Craft your questions
Craft how you will get at what you want to uncover–what questions must you ask the recruit to find out about the Top Ten. One of the hardest is professionalism. What candidate would ever answer negatively a direct question about whether or not he is a professional? Thus you must ask about the trappings of professionalism. What education beyond license and renewal requirements has the agent taken? Ask about GRI, CRS and other courses that they have taken along the way. An agent who has gone above the minimum requirements to seek out education is one who is invested in professionalism. Ask what he considers the best transaction he ever had. . . and the worst. Why? Inherent in these answers are insights into his professional behaviors.

Benefits of association
The smart interview is a balance of company showcasing and agent articulation of needs and preferences. You must focus on what he wants and needs so that the benefits you are selling match his needs.

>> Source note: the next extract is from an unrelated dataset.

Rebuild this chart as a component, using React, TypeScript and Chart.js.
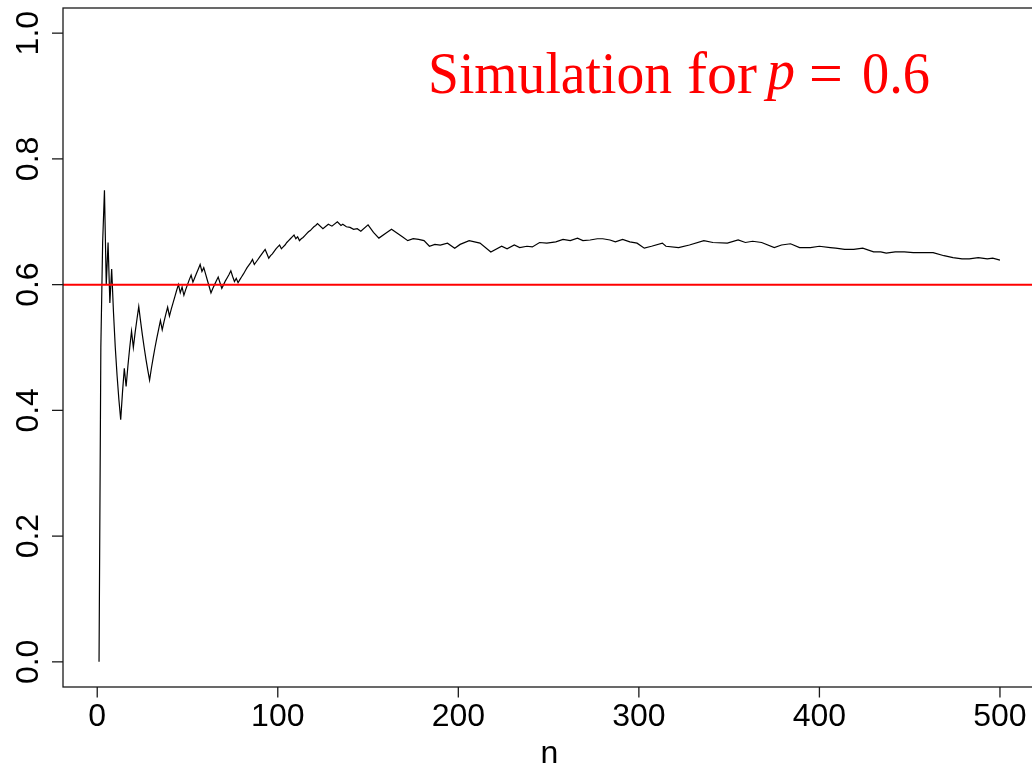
import { useEffect, useRef } from "react";
import { Chart, registerables } from "chart.js";

Chart.register(...registerables);

// Number of trials n (x) and running proportion of successes (y)
const trialNumbers: number[] = [
  1, 2, 3, 4, 5, 6, 7, 8, 9, 10, 11, 12, 13, 14, 15, 16, 17, 18, 19, 20,
  21, 22, 23, 24, 25, 26, 27, 28, 29, 30, 31, 32, 33, 34, 35, 36, 37, 38, 39, 40,
  41, 42, 43, 44, 45, 46, 47, 48, 49, 50, 51, 52, 53, 54, 55, 56, 57, 58, 59, 60,
  61, 62, 63, 64, 65, 66, 67, 68, 69, 70, 71, 72, 73, 74, 75, 76, 77, 78, 79, 80,
  81, 82, 83, 84, 85, 86, 87, 88, 89, 90, 91, 92, 93, 94, 95, 96, 97, 98, 99, 100,
  101, 102, 103, 104, 105, 106, 107, 108, 109, 110, 111, 112, 113, 114, 115, 116, 117, 118, 119, 120,
  121, 122, 125, 128, 130, 133, 135, 136, 138, 140, 142, 144, 146, 150, 153, 156, 160, 163, 166, 169,
  172, 175, 178, 181, 184, 187, 190, 194, 198, 201, 206, 209, 212, 218, 224, 227, 231, 234, 238, 241,
  245, 249, 254, 258, 262, 266, 269, 273, 277, 280, 284, 287, 291, 295, 299, 303, 307, 313, 315, 322,
  328, 336, 341, 349, 355, 359, 363, 368, 375, 379, 384, 389, 395, 400, 406, 409, 414, 419, 424, 430,
  434, 437, 442, 447, 452, 457, 463, 469, 474, 479, 483, 488, 493, 496, 500,
];

const successShare: number[] = [
  0, 0.5, 0.667, 0.75, 0.6, 0.667, 0.571, 0.625, 0.556, 0.5, 0.455, 0.417, 0.385, 0.429, 0.467, 0.438, 0.471, 0.5, 0.526, 0.5,
  0.524, 0.545, 0.565, 0.542, 0.52, 0.5, 0.481, 0.464, 0.448, 0.467, 0.484, 0.5, 0.515, 0.529, 0.543, 0.528, 0.541, 0.553, 0.564, 0.55,
  0.561, 0.571, 0.581, 0.591, 0.6, 0.587, 0.596, 0.583, 0.592, 0.6, 0.608, 0.615, 0.604, 0.611, 0.618, 0.625, 0.632, 0.621, 0.627, 0.617,
  0.607, 0.597, 0.587, 0.594, 0.6, 0.606, 0.612, 0.603, 0.594, 0.6, 0.606, 0.611, 0.616, 0.622, 0.613, 0.605, 0.61, 0.603, 0.608, 0.6125,
  0.617, 0.622, 0.627, 0.631, 0.635, 0.64, 0.632, 0.636, 0.64, 0.644, 0.648, 0.652, 0.656, 0.649, 0.642, 0.646, 0.649, 0.653, 0.657, 0.66,
  0.663, 0.657, 0.66, 0.663, 0.667, 0.67, 0.673, 0.676, 0.679, 0.673, 0.676, 0.67, 0.673, 0.675, 0.678, 0.681, 0.684, 0.686, 0.689, 0.692,
  0.694, 0.697, 0.689, 0.696, 0.693, 0.7, 0.694, 0.696, 0.692, 0.691, 0.688, 0.689, 0.685, 0.695, 0.683, 0.674, 0.682, 0.688, 0.682, 0.676,
  0.67, 0.673, 0.672, 0.67, 0.661, 0.664, 0.663, 0.666, 0.658, 0.664, 0.67, 0.668, 0.666, 0.652, 0.661, 0.657, 0.663, 0.659, 0.661, 0.66,
  0.667, 0.666, 0.668, 0.672, 0.67, 0.674, 0.67, 0.671, 0.673, 0.673, 0.671, 0.668, 0.672, 0.668, 0.666, 0.658, 0.661, 0.666, 0.661, 0.659,
  0.663, 0.67, 0.667, 0.666, 0.671, 0.667, 0.669, 0.667, 0.659, 0.663, 0.665, 0.659, 0.659, 0.661, 0.659, 0.658, 0.656, 0.656, 0.658, 0.652,
  0.652, 0.65, 0.652, 0.652, 0.651, 0.651, 0.651, 0.646, 0.643, 0.641, 0.641, 0.643, 0.641, 0.642, 0.639,
];

const trueProbability = 0.6;
const xTickValues: number[] = [0, 100, 200, 300, 400, 500];
const yTickValues: number[] = [0, 0.2, 0.4, 0.6, 0.8, 1.0];
const yTickLabels: string[] = ["0.0", "0.2", "0.4", "0.6", "0.8", "1.0"];
const xAxisTitle = "n";
const titleParts: string[] = ["Simulation", "for", "p", "=", "0.6"];

// R-style axis limits: data range extended by 4% on each side
const xMin = 1 - 0.04 * 499;
const xMax = 500 + 0.04 * 499;
const yMin = -0.04;
const yMax = 1.04;

const rStylePlugin = {
  id: "rStyle",
  afterDraw(chart: any) {
    const { ctx, chartArea } = chart;
    const xs = chart.scales.x;
    const ys = chart.scales.y;
    const { left, right, top, bottom } = chartArea;
    ctx.save();
    // box
    ctx.strokeStyle = "#1a1a1a";
    ctx.lineWidth = 1.3;
    ctx.strokeRect(left, top, right - left, bottom - top);

    // x ticks and labels
    ctx.fillStyle = "#000";
    ctx.font = '32px "Liberation Sans", Arial, sans-serif';
    ctx.textAlign = "center";
    ctx.textBaseline = "alphabetic";
    xTickValues.forEach((v) => {
      const px = xs.getPixelForValue(v);
      ctx.beginPath();
      ctx.moveTo(px, bottom);
      ctx.lineTo(px, bottom + 10.5);
      ctx.stroke();
      ctx.fillText(String(v), px, bottom + 39);
    });
    // y ticks and rotated labels
    yTickValues.forEach((v, i) => {
      const py = ys.getPixelForValue(v);
      ctx.beginPath();
      ctx.moveTo(left - 11, py);
      ctx.lineTo(left, py);
      ctx.stroke();
      ctx.save();
      ctx.translate(left - 25, py);
      ctx.rotate(-Math.PI / 2);
      ctx.fillText(yTickLabels[i], 0, 0);
      ctx.restore();
    });
    // x axis title
    ctx.fillText(xAxisTitle, (left + right) / 2, bottom + 76);

    // red title text
    ctx.fillStyle = "#FF0000";
    ctx.textAlign = "left";
    ctx.font = '60px "Liberation Serif", "Times New Roman", serif';
    ctx.fillText(titleParts[0], 428, 93, 244);
    ctx.fillText(titleParts[1], 687, 93, 72);
    ctx.fillText(titleParts[3], 809, 93, 36);
    ctx.fillText(titleParts[4], 862, 93, 68);
    ctx.font = 'italic 58px "Liberation Serif", "Times New Roman", serif';
    ctx.fillText(titleParts[2], 767, 89, 28);
    ctx.restore();
  },
};

export default function App() {
  const canvasRef = useRef<HTMLCanvasElement | null>(null);

  useEffect(() => {
    document.body.style.margin = "0";
    document.body.style.overflow = "hidden";
    const canvas = canvasRef.current;
    if (!canvas) return;
    const points = trialNumbers.map((n, i) => ({ x: n, y: successShare[i] }));
    const chart = new Chart(canvas, {
      type: "line",
      data: {
        datasets: [
          {
            label: "p",
            data: [
              { x: xMin, y: trueProbability },
              { x: xMax, y: trueProbability },
            ],
            borderColor: "#FF0000",
            borderWidth: 2,
            pointRadius: 0,
            tension: 0,
          },
          {
            label: "proportion",
            data: points,
            borderColor: "#000000",
            borderWidth: 1.2,
            pointRadius: 0,
            tension: 0,
          },
        ],
      },
      options: {
        animation: false,
        responsive: false,
        maintainAspectRatio: false,
        layout: { padding: { left: 63, top: 8, right: 4, bottom: 79 } },
        plugins: { legend: { display: false }, tooltip: { enabled: false }, title: { display: false } },
        scales: {
          x: { type: "linear", min: xMin, max: xMax, display: false },
          y: { type: "linear", min: yMin, max: yMax, display: false },
        },
      },
      plugins: [rStylePlugin],
    });
    return () => chart.destroy();
  }, []);

  return (
    <div style={{ position: "fixed", left: 0, top: 0, width: 1040, height: 766, background: "#fff" }}>
      <canvas ref={canvasRef} width={1040} height={766} style={{ width: 1040, height: 766, display: "block" }} />
    </div>
  );
}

As you showcase your offerings, remember to articulate the benefits. For example, it is not enough to say you have an in-house marketing department. You should also point out the benefits: saves time because he is relieved of design and production work, relieves his cost burden, and shifts more of his efforts to selling. The bottom-line benefit is greater income.

Understand what you have to offer and play on the benefit to the agent. Every firm, regardless of size, configuration, tools, and systems, has clear marketable benefits.

Conclude your interview by always asking for the "the business"–his association…even though your game plan is to compare this interviewee to others via a weighted score. If his commitment is not forthcoming, then devise with the interviewee what both of you will expect regarding the timing and outcome from your next follow-up contact with him.

Always keep in mind that successful recruiting is deliberate and well thought through. Behind-the-scenes efforts pay big dividends and help ensure a company future that is bright and profitable.